» **EXERCISE PROMPT**
Transcribe the entries below exactly.

═══ PROVIDED RECORDS

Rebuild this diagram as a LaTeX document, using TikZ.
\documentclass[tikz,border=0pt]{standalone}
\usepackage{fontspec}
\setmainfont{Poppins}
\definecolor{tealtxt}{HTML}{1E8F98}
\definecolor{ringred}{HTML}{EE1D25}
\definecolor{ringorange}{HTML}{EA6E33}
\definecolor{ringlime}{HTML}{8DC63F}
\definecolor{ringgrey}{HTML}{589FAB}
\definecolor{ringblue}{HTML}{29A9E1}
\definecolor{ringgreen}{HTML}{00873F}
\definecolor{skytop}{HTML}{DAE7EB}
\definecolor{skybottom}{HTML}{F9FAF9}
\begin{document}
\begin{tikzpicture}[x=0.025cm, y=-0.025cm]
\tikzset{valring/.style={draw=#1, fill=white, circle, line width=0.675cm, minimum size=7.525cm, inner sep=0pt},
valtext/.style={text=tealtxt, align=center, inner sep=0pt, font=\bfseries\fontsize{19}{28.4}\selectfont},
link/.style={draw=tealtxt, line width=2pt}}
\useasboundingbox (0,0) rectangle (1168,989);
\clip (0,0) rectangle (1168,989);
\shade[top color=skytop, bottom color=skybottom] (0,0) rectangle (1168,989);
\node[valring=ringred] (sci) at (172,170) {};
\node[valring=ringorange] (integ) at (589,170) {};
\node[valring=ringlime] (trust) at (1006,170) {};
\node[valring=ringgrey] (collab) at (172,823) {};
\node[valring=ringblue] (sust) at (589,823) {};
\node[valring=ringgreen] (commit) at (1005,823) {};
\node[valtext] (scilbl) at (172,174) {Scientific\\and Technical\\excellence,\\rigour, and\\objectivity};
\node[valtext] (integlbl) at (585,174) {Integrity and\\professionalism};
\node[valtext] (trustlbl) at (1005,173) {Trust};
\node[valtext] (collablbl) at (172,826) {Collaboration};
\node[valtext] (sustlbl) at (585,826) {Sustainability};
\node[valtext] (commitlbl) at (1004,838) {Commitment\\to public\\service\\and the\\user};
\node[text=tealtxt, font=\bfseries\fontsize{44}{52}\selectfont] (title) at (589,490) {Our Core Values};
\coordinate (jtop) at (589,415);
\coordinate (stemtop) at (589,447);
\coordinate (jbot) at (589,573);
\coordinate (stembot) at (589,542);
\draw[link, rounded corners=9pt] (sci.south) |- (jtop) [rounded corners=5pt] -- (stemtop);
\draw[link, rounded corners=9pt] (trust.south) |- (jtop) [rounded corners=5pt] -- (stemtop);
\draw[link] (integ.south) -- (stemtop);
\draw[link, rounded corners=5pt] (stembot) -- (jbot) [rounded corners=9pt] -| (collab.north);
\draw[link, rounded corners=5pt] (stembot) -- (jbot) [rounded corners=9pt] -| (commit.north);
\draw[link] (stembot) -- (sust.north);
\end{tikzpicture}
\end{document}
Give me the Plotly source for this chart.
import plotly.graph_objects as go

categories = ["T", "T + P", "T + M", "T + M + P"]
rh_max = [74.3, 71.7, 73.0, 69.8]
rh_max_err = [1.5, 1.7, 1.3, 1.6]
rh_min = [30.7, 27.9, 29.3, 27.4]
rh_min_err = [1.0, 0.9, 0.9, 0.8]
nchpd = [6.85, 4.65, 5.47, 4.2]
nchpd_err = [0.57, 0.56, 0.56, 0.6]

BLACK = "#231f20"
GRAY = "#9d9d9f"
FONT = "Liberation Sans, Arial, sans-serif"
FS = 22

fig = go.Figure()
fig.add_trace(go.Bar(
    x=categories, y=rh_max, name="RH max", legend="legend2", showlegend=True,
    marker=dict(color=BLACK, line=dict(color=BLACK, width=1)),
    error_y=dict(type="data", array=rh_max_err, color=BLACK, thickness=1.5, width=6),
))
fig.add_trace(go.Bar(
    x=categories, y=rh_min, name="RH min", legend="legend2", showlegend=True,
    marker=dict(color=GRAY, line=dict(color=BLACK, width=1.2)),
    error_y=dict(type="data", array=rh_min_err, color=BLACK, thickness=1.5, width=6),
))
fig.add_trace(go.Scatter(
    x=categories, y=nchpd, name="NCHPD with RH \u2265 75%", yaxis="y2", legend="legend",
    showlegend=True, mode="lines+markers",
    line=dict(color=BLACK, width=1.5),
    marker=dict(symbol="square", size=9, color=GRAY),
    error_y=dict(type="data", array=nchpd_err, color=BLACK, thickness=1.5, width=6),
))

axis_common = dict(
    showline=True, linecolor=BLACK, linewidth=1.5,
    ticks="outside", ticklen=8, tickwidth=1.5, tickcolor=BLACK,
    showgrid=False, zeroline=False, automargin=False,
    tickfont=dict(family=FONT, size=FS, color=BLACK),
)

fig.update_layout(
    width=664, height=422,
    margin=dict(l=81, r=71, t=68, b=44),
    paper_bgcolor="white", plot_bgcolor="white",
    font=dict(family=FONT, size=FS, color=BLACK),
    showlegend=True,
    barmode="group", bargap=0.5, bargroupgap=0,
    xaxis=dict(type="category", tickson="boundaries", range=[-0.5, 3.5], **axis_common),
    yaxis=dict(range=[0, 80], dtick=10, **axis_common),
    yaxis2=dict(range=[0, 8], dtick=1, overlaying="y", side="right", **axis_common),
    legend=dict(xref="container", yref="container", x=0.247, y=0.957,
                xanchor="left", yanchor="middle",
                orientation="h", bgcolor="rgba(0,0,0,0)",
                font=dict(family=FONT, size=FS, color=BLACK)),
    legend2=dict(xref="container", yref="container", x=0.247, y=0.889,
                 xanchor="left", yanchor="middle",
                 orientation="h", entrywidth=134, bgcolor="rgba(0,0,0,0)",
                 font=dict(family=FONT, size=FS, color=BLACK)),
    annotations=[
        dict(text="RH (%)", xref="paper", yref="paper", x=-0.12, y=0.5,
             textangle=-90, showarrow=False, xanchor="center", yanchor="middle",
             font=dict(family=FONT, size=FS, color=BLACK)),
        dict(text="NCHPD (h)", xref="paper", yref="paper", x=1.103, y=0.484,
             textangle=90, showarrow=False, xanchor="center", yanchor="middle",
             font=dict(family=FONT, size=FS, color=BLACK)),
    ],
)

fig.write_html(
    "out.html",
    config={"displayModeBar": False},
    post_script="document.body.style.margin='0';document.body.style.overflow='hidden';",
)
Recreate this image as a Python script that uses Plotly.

══════

» **SOLUTION TO THIS PROBLEM**
Rebuild this diagram as a LaTeX document, using TikZ.
\documentclass[tikz,border=0pt]{standalone}
\usepackage{fontspec}
\setmainfont{Poppins}
\definecolor{tealtxt}{HTML}{1E8F98}
\definecolor{ringred}{HTML}{EE1D25}
\definecolor{ringorange}{HTML}{EA6E33}
\definecolor{ringlime}{HTML}{8DC63F}
\definecolor{ringgrey}{HTML}{589FAB}
\definecolor{ringblue}{HTML}{29A9E1}
\definecolor{ringgreen}{HTML}{00873F}
\definecolor{skytop}{HTML}{DAE7EB}
\definecolor{skybottom}{HTML}{F9FAF9}
\begin{document}
\begin{tikzpicture}[x=0.025cm, y=-0.025cm]
\tikzset{valring/.style={draw=#1, fill=white, circle, line width=0.675cm, minimum size=7.525cm, inner sep=0pt},
valtext/.style={text=tealtxt, align=center, inner sep=0pt, font=\bfseries\fontsize{19}{28.4}\selectfont},
link/.style={draw=tealtxt, line width=2pt}}
\useasboundingbox (0,0) rectangle (1168,989);
\clip (0,0) rectangle (1168,989);
\shade[top color=skytop, bottom color=skybottom] (0,0) rectangle (1168,989);
\node[valring=ringred] (sci) at (172,170) {};
\node[valring=ringorange] (integ) at (589,170) {};
\node[valring=ringlime] (trust) at (1006,170) {};
\node[valring=ringgrey] (collab) at (172,823) {};
\node[valring=ringblue] (sust) at (589,823) {};
\node[valring=ringgreen] (commit) at (1005,823) {};
\node[valtext] (scilbl) at (172,174) {Scientific\\and Technical\\excellence,\\rigour, and\\objectivity};
\node[valtext] (integlbl) at (585,174) {Integrity and\\professionalism};
\node[valtext] (trustlbl) at (1005,173) {Trust};
\node[valtext] (collablbl) at (172,826) {Collaboration};
\node[valtext] (sustlbl) at (585,826) {Sustainability};
\node[valtext] (commitlbl) at (1004,838) {Commitment\\to public\\service\\and the\\user};
\node[text=tealtxt, font=\bfseries\fontsize{44}{52}\selectfont] (title) at (589,490) {Our Core Values};
\coordinate (jtop) at (589,415);
\coordinate (stemtop) at (589,447);
\coordinate (jbot) at (589,573);
\coordinate (stembot) at (589,542);
\draw[link, rounded corners=9pt] (sci.south) |- (jtop) [rounded corners=5pt] -- (stemtop);
\draw[link, rounded corners=9pt] (trust.south) |- (jtop) [rounded corners=5pt] -- (stemtop);
\draw[link] (integ.south) -- (stemtop);
\draw[link, rounded corners=5pt] (stembot) -- (jbot) [rounded corners=9pt] -| (collab.north);
\draw[link, rounded corners=5pt] (stembot) -- (jbot) [rounded corners=9pt] -| (commit.north);
\draw[link] (stembot) -- (sust.north);
\end{tikzpicture}
\end{document}
Give me the Plotly source for this chart.
import plotly.graph_objects as go

categories = ["T", "T + P", "T + M", "T + M + P"]
rh_max = [74.3, 71.7, 73.0, 69.8]
rh_max_err = [1.5, 1.7, 1.3, 1.6]
rh_min = [30.7, 27.9, 29.3, 27.4]
rh_min_err = [1.0, 0.9, 0.9, 0.8]
nchpd = [6.85, 4.65, 5.47, 4.2]
nchpd_err = [0.57, 0.56, 0.56, 0.6]

BLACK = "#231f20"
GRAY = "#9d9d9f"
FONT = "Liberation Sans, Arial, sans-serif"
FS = 22

fig = go.Figure()
fig.add_trace(go.Bar(
    x=categories, y=rh_max, name="RH max", legend="legend2", showlegend=True,
    marker=dict(color=BLACK, line=dict(color=BLACK, width=1)),
    error_y=dict(type="data", array=rh_max_err, color=BLACK, thickness=1.5, width=6),
))
fig.add_trace(go.Bar(
    x=categories, y=rh_min, name="RH min", legend="legend2", showlegend=True,
    marker=dict(color=GRAY, line=dict(color=BLACK, width=1.2)),
    error_y=dict(type="data", array=rh_min_err, color=BLACK, thickness=1.5, width=6),
))
fig.add_trace(go.Scatter(
    x=categories, y=nchpd, name="NCHPD with RH \u2265 75%", yaxis="y2", legend="legend",
    showlegend=True, mode="lines+markers",
    line=dict(color=BLACK, width=1.5),
    marker=dict(symbol="square", size=9, color=GRAY),
    error_y=dict(type="data", array=nchpd_err, color=BLACK, thickness=1.5, width=6),
))

axis_common = dict(
    showline=True, linecolor=BLACK, linewidth=1.5,
    ticks="outside", ticklen=8, tickwidth=1.5, tickcolor=BLACK,
    showgrid=False, zeroline=False, automargin=False,
    tickfont=dict(family=FONT, size=FS, color=BLACK),
)

fig.update_layout(
    width=664, height=422,
    margin=dict(l=81, r=71, t=68, b=44),
    paper_bgcolor="white", plot_bgcolor="white",
    font=dict(family=FONT, size=FS, color=BLACK),
    showlegend=True,
    barmode="group", bargap=0.5, bargroupgap=0,
    xaxis=dict(type="category", tickson="boundaries", range=[-0.5, 3.5], **axis_common),
    yaxis=dict(range=[0, 80], dtick=10, **axis_common),
    yaxis2=dict(range=[0, 8], dtick=1, overlaying="y", side="right", **axis_common),
    legend=dict(xref="container", yref="container", x=0.247, y=0.957,
                xanchor="left", yanchor="middle",
                orientation="h", bgcolor="rgba(0,0,0,0)",
                font=dict(family=FONT, size=FS, color=BLACK)),
    legend2=dict(xref="container", yref="container", x=0.247, y=0.889,
                 xanchor="left", yanchor="middle",
                 orientation="h", entrywidth=134, bgcolor="rgba(0,0,0,0)",
                 font=dict(family=FONT, size=FS, color=BLACK)),
    annotations=[
        dict(text="RH (%)", xref="paper", yref="paper", x=-0.12, y=0.5,
             textangle=-90, showarrow=False, xanchor="center", yanchor="middle",
             font=dict(family=FONT, size=FS, color=BLACK)),
        dict(text="NCHPD (h)", xref="paper", yref="paper", x=1.103, y=0.484,
             textangle=90, showarrow=False, xanchor="center", yanchor="middle",
             font=dict(family=FONT, size=FS, color=BLACK)),
    ],
)

fig.write_html(
    "out.html",
    config={"displayModeBar": False},
    post_script="document.body.style.margin='0';document.body.style.overflow='hidden';",
)
Recreate this image as a Python script that uses Plotly.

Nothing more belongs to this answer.